▶ _To do_
Gather each line containing the string "this" from these entries.

Start of Dataset records

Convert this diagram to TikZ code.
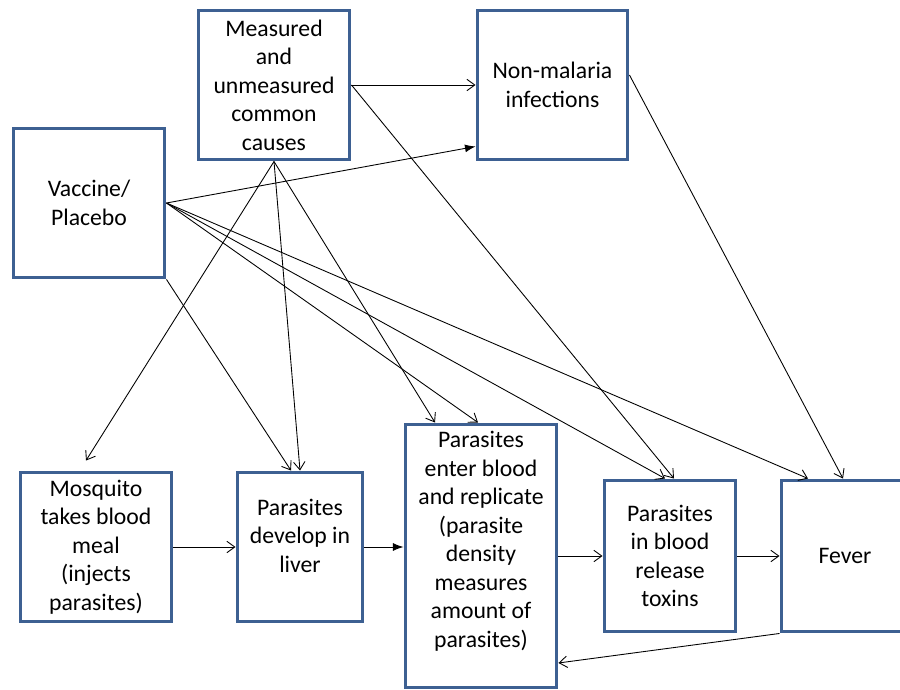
\documentclass[tikz,border=0pt]{standalone}
\usepackage{fontspec}
\setmainfont{Carlito}
\usepackage{tikz}
\usetikzlibrary{arrows.meta,positioning,calc}
\definecolor{boxblue}{RGB}{61,96,146}

\begin{document}
\begin{tikzpicture}[x=0.02cm, y=-0.02cm,
		font=\fontsize{13.5pt}{16.2pt}\selectfont,
		box/.style={draw=boxblue, line width=1.7pt, align=center, inner sep=0pt,
					minimum width=3.04cm, minimum height=3cm},
		arr/.style={-{Straight Barb[length=4.5pt,width=6.5pt]}, line width=0.5pt},
		arrfill/.style={-{Latex[length=6pt,width=4.5pt]}, line width=0.5pt}]

		\path[use as bounding box, fill=white] (0,0) rectangle (900,690);

		\node[box] (meas) at (274,85) {Measured\\and\\unmeasured\\common\\causes};
		\node[box, minimum width=3.02cm] (nonmal) at (552.5,85) {Non-malaria\\infections};
		\node[box] (vacc) at (89,203) {Vaccine/\\Placebo};
		\node[box] (mosq) at (96,547) {Mosquito\\takes blood\\meal\\(injects\\parasites)};
		\node[box, minimum width=2.52cm, text depth=13pt] (liver) at (300,547) {Parasites\\develop in\\liver};
		\node[box, minimum height=5.28cm, text depth=19pt] (enter) at (481,556)
			{Parasites\\enter blood\\and replicate\\(parasite\\density\\measures\\amount of\\parasites)};
		\node[box, minimum width=2.64cm, minimum height=3.04cm] (blood) at (670,556) {Parasites\\in blood\\release\\toxins};
		\node[box, minimum width=2.56cm, minimum height=3.04cm] (fever) at (845,556) {Fever};

		\draw[arr] (meas.east) -- (nonmal.west);
		\draw[arrfill] (vacc.east) -- ([yshift=0.3cm]nonmal.south west);
		\draw[arr] (meas.east) -- ([xshift=0.08cm]blood.north);
		\draw[arr] ([yshift=0.2cm]nonmal.east) -- ([xshift=-0.04cm]fever.north);
		\draw[arr] (meas.south) -- ([xshift=-0.2cm,yshift=0.2cm]mosq.north);
		\draw[arr] (meas.south) -- (liver.north);
		\draw[arr] (meas.south) -- ([xshift=-0.92cm]enter.north);
		\draw[arr] (vacc.south east) -- ([xshift=-0.18cm]liver.north);
		\draw[arr] (vacc.east) -- ([xshift=-0.06cm]enter.north);
		\draw[arr] (vacc.east) -- ([xshift=-0.1cm]blood.north);
		\draw[arr] (vacc.east) -- ([xshift=-0.74cm]fever.north);
		\draw[arr] (mosq.east) -- (liver.west);
		\draw[arrfill] (liver.east) -- (liver.east -| enter.west);
		\draw[arr] (enter.east) -- (blood.west);
		\draw[arr] (blood.east) -- (fever.west);
		\draw[arr] (fever.south west) -- ([yshift=-2.14cm]enter.east);
	\end{tikzpicture}
\end{document}
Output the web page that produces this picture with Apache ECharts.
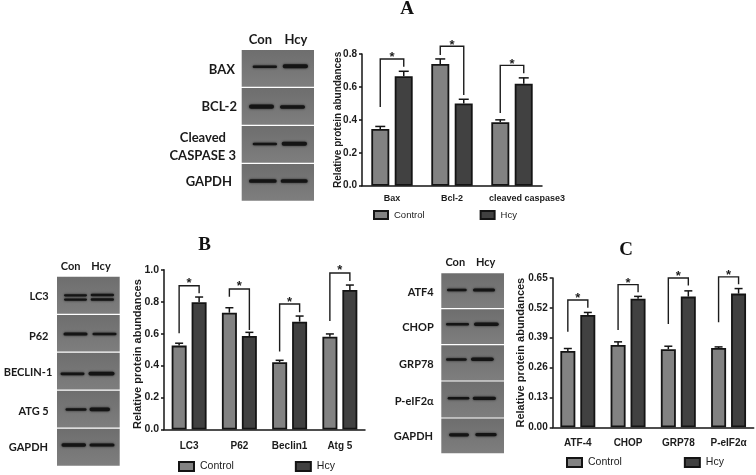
<!DOCTYPE html>
<html>
<head>
<meta charset="utf-8">
<style>html,body{margin:0;padding:0;background:#fff}#c{width:756px;height:475px}</style>
<script src="https://cdn.jsdelivr.net/npm/echarts@6/dist/echarts.min.js"></script>
</head>
<body>
<div id="c"></div>
<script>
// ---- Data ----
var seriesNames = ['Control', 'Hcy'];

var categoriesA = ['Bax', 'Bcl-2', 'cleaved caspase3'];
var controlA    = [0.345, 0.74, 0.385];
var hcyA        = [0.665, 0.50, 0.62];
var controlTopA = [0.36, 0.77, 0.40];
var hcyTopA     = [0.695, 0.525, 0.655];
// left foot, top, right foot, star
var bracketA    = [[0.478, 0.77, 0.723, 0.795], [0.794, 0.847, 0.551, 0.872], [0.442, 0.731, 0.683, 0.757]];

var categoriesB = ['LC3', 'P62', 'Beclin1', 'Atg 5'];
var controlB    = [0.525, 0.731, 0.421, 0.58];
var hcyB        = [0.796, 0.585, 0.675, 0.873];
var controlTopB = [0.54, 0.762, 0.433, 0.598];
var hcyTopB     = [0.829, 0.608, 0.71, 0.904];
var bracketB    = [[0.602, 0.90, 0.852, 0.93], [0.831, 0.879, 0.623, 0.915], [0.4875, 0.785, 0.733, 0.817], [0.679, 0.979, 0.929, 1.015]];

var categoriesC = ['ATF-4', 'CHOP', 'GRP78', 'P-eIF2\u03b1'];
var controlC    = [0.332, 0.358, 0.34, 0.345];
var hcyC        = [0.489, 0.56, 0.569, 0.582];
var controlTopC = [0.343, 0.372, 0.353, 0.35];
var hcyTopC     = [0.50, 0.57, 0.594, 0.604];
var bracketC    = [[0.4165, 0.554, 0.521, 0.576], [0.424, 0.621, 0.588, 0.6415], [0.45, 0.65, 0.617, 0.67], [0.457, 0.655, 0.623, 0.675]];

var yName = 'Relative protein abundances';

// ---- Panel layout ----
var panels = [
  { cats: categoriesA, ctrl: controlA, hcy: hcyA, ctrlTop: controlTopA, hcyTop: hcyTopA, br: bracketA,
    left: 362, width: 180, top: 54, bottom: 185.7, max: 0.8, step: 0.2, dec: 1, bw: 18, gap: '30%', dx: 11.75, cap: 5,
    nameFs: 10, nameGap: 9, namePad: [0, 0, 0, 0], labelFs: 9, labelMargin: 8, labelShift: { 2: 30 }, ticFs: 10,
    legendLeft: 373, legendTop: 210, legendGap: 55, legendFs: 9.5, swH: 8, swW: 14 },
  { cats: categoriesB, ctrl: controlB, hcy: hcyB, ctrlTop: controlTopB, hcyTop: hcyTopB, br: bracketB,
    left: 164, width: 201, top: 269.7, bottom: 429.5, max: 1, step: 0.2, dec: 1, bw: 15, gap: '33%', dx: 10, cap: 4,
    nameFs: 11, nameGap: 10.5, namePad: [0, 9, 0, 0], labelFs: 10, labelMargin: 12, labelShift: {}, ticFs: 10.5,
    legendLeft: 178, legendTop: 461, legendGap: 61, legendFs: 10.5, swH: 9, swW: 15 },
  { cats: categoriesC, ctrl: controlC, hcy: hcyC, ctrlTop: controlTopC, hcyTop: hcyTopC, br: bracketC,
    left: 552.7, width: 201, top: 278, bottom: 427.3, max: 0.65, step: 0.13, dec: 2, bw: 15, gap: '33%', dx: 10, cap: 4,
    nameFs: 11, nameGap: 16.7, namePad: [0, 0, 0, 0], labelFs: 10, labelMargin: 10.5, labelShift: {}, ticFs: 10,
    legendLeft: 566, legendTop: 457, legendGap: 62, legendFs: 10.5, swH: 9, swW: 15 }
];

var INK = '#141414';
var option = { animation: false, backgroundColor: '#fff', grid: [], xAxis: [], yAxis: [], legend: [], series: [] };

panels.forEach(function (p, i) {
  option.grid.push({ left: p.left, top: p.top, width: p.width, height: p.bottom - p.top });
  option.xAxis.push({
    type: 'category', gridIndex: i,
    data: p.cats.map(function (c, k) {
      return p.labelShift[k] ? { value: c, textStyle: { padding: [0, 0, 0, p.labelShift[k]] } } : c;
    }),
    axisLine: { lineStyle: { color: INK, width: 1.5 } },
    axisTick: { alignWithLabel: true, length: 4, lineStyle: { color: INK, width: 1.5 } },
    axisLabel: { interval: 0, margin: p.labelMargin, fontFamily: 'Liberation Sans', fontWeight: 'bold', fontSize: p.labelFs, color: '#1c1c1c' }
  });
  option.yAxis.push({
    type: 'value', gridIndex: i, min: 0, max: p.max, interval: p.step,
    name: yName, nameLocation: 'middle', nameGap: p.nameGap + p.ticFs, nameMoveOverlap: false,
    nameTextStyle: { fontFamily: 'Liberation Sans', fontWeight: 'bold', fontSize: p.nameFs, color: '#1c1c1c', padding: p.namePad },
    splitLine: { show: false },
    axisLine: { show: true, lineStyle: { color: INK, width: 1.5 } },
    axisTick: { show: true, length: 3, lineStyle: { color: INK, width: 1.5 } },
    axisLabel: { margin: 5, fontFamily: 'Liberation Sans', fontWeight: 'bold', fontSize: p.ticFs, color: '#1c1c1c',
      formatter: function (v) { return v.toFixed(p.dec); } }
  });
  option.legend.push({
    data: seriesNames, left: p.legendLeft, top: p.legendTop, orient: 'horizontal', padding: 0,
    selectedMode: false, icon: 'rect', itemWidth: p.swW, itemHeight: p.swH, itemGap: p.legendGap,
    textStyle: { fontFamily: 'Liberation Sans', fontSize: p.legendFs, color: '#222', padding: [0, 0, 0, 1] }
  });

  [['Control', p.ctrl, '#828282'], ['Hcy', p.hcy, '#414141']].forEach(function (s) {
    option.series.push({
      name: s[0], type: 'bar', xAxisIndex: i, yAxisIndex: i, data: s[1],
      barWidth: p.bw, barGap: p.gap, z: 3,
      itemStyle: { color: s[2], borderColor: INK, borderWidth: 1.8 }
    });
  });

  // error bars (upper whisker only)
  option.series.push({
    name: 'errors' + i, type: 'custom', xAxisIndex: i, yAxisIndex: i, z: 2, silent: true,
    encode: { x: 0, y: 1 },
    data: p.cats.map(function (c, k) { return [k, p.ctrlTop[k], p.hcyTop[k], p.ctrl[k], p.hcy[k]]; }),
    renderItem: function (params, api) {
      var k = api.value(0), kids = [];
      [[-p.dx, 1, 3], [p.dx, 2, 4]].forEach(function (d) {
        var top = api.coord([k, api.value(d[1])]);
        var base = api.coord([k, api.value(d[2])]);
        var x = top[0] + d[0];
        kids.push({ type: 'line', shape: { x1: x, y1: base[1], x2: x, y2: top[1] }, style: { stroke: INK, lineWidth: 1.5 } });
        kids.push({ type: 'line', shape: { x1: x - p.cap, y1: top[1], x2: x + p.cap, y2: top[1] }, style: { stroke: INK, lineWidth: 1.5 } });
      });
      return { type: 'group', children: kids };
    }
  });

  // significance brackets
  option.series.push({
    name: 'brackets' + i, type: 'custom', xAxisIndex: i, yAxisIndex: i, z: 4, silent: true, clip: false,
    encode: { x: 0, y: 2 },
    data: p.br.map(function (b, k) { return [k, b[0], b[1], b[2], b[3]]; }),
    renderItem: function (params, api) {
      var k = api.value(0);
      var c = api.coord([k, api.value(2)]);
      var xl = c[0] - p.dx, xr = c[0] + p.dx;
      var yl = api.coord([k, api.value(1)])[1];
      var yr = api.coord([k, api.value(3)])[1];
      var ys = api.coord([k, api.value(4)])[1];
      return { type: 'group', children: [
        { type: 'polyline', shape: { points: [[xl, yl], [xl, c[1]], [xr, c[1]], [xr, yr]] }, style: { stroke: '#1c1c1c', fill: 'none', lineWidth: 1.4 } },
        { type: 'text', style: { x: c[0], y: ys + 3, text: '*', align: 'center', verticalAlign: 'middle',
            font: 'bold 13px "Liberation Sans"', fill: '#1c1c1c' } }
      ] };
    }
  });
});

// ---- Western blot panels and their labels ----
function txt(x, y, s, align, font, color) {
  return { type: 'text', silent: true, x: x, y: y,
    style: { text: s, align: align, verticalAlign: 'middle', font: font, fill: color || '#1a1a1a' } };
}
function blot(x0, x1, ys, bands) {
  var out = [];
  for (var i = 0; i < ys.length - 1; i++) {
    out.push({ type: 'rect', silent: true, shape: { x: x0, y: ys[i], width: x1 - x0, height: ys[i + 1] - ys[i] - 1.2 },
      style: { fill: { type: 'linear', x: 0, y: 0, x2: 0, y2: 1, colorStops: [{ offset: 0, color: '#6e6e6e' }, { offset: 1, color: '#7e7e7e' }] } } });
  }
  bands.forEach(function (b) {
    var h = b[3] + 0.5;
    out.push({ type: 'rect', silent: true, shape: { x: b[0], y: b[2] - h / 2, width: b[1] - b[0], height: h, r: h / 2 },
      style: { fill: '#141414', shadowBlur: 2.5, shadowColor: '#222' } });
  });
  return out;
}
var FA = 'bold 13px Lato, "Open Sans"';
var F = 'bold 11px Lato, "Open Sans"';
var gfx = [];
var T = 'bold 19px "Liberation Serif"';
gfx.push(txt(407, 9.5, 'A', 'center', T, '#111'), txt(204.7, 245, 'B', 'center', T, '#111'), txt(626, 250, 'C', 'center', T, '#111'));

gfx = gfx.concat(blot(241.7, 314, [50, 88, 126, 164, 201.9], [
  [252.7, 277, 66.7, 2], [282.7, 308, 66.2, 3.4], [249, 274, 106.7, 3.8], [280, 305, 107, 2.8],
  [252.7, 277, 144, 2.2], [281.7, 307, 143.7, 3.4], [249, 276.7, 181, 3.2], [280.7, 307.7, 181, 3.2]]));
gfx.push(txt(260.5, 40, 'Con', 'center', FA), txt(296, 40, 'Hcy', 'center', FA),
  txt(235, 70, 'BAX', 'right', FA), txt(237, 106.7, 'BCL-2', 'right', FA),
  txt(226, 138, 'Cleaved', 'right', FA), txt(236, 155.7, 'CASPASE 3', 'right', FA), txt(232, 181.7, 'GAPDH', 'right', FA));

gfx = gfx.concat(blot(57, 119.7, [276.7, 315, 352.8, 390.8, 428.8, 466.9], [
  [64, 87, 295.3, 1.8], [90.7, 114, 295, 2], [64, 87, 299.6, 1.6], [90.7, 114, 299.6, 2],
  [63.5, 87.5, 334, 2.6], [92.5, 116.5, 334, 2.2], [60.5, 84.5, 373.8, 2.2], [88.5, 114.5, 373.6, 3.2],
  [65.5, 86.5, 409.5, 2], [89.5, 110, 409.3, 3.2], [61.5, 86, 445, 2.8], [89.5, 114.5, 445, 2.6]]));
gfx.push(txt(70.7, 266, 'Con', 'center', F), txt(101, 266, 'Hcy', 'center', F),
  txt(48.7, 296.7, 'LC3', 'right', F), txt(48.5, 336, 'P62', 'right', F), txt(52.3, 372.7, 'BECLIN-1', 'right', F),
  txt(48.7, 411, 'ATG 5', 'right', F), txt(48, 447.3, 'GAPDH', 'right', F));

gfx = gfx.concat(blot(441.3, 504, [273.3, 309.3, 345.3, 381.6, 418.6, 454.5], [
  [447, 466.7, 290, 2], [473, 495, 290, 2.6], [446, 469, 324.3, 2], [474, 498.7, 324.3, 3],
  [446, 466.7, 359.5, 2], [471, 493.7, 359.3, 3], [447.7, 469.3, 398.3, 2], [472.7, 496, 398.3, 2.8],
  [449, 469, 434.8, 2.8], [475.3, 496.7, 434.6, 2.6]]));
gfx.push(txt(455.3, 262, 'Con', 'center', F), txt(485.7, 262, 'Hcy', 'center', F),
  txt(433.7, 292.3, 'ATF4', 'right', F), txt(433.7, 327.7, 'CHOP', 'right', F), txt(433.7, 364, 'GRP78', 'right', F),
  txt(433.7, 401.7, 'P-eIF2\u03b1', 'right', F), txt(433, 436.7, 'GAPDH', 'right', F));

option.graphic = { elements: gfx };

var chart = echarts.init(document.getElementById('c'), null, { renderer: 'canvas' });
chart.setOption(option);
</script>
</body>
</html>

End of Dataset records

▶ _Full solution_
Convert this diagram to TikZ code.
Output the web page that produces this picture with Apache ECharts.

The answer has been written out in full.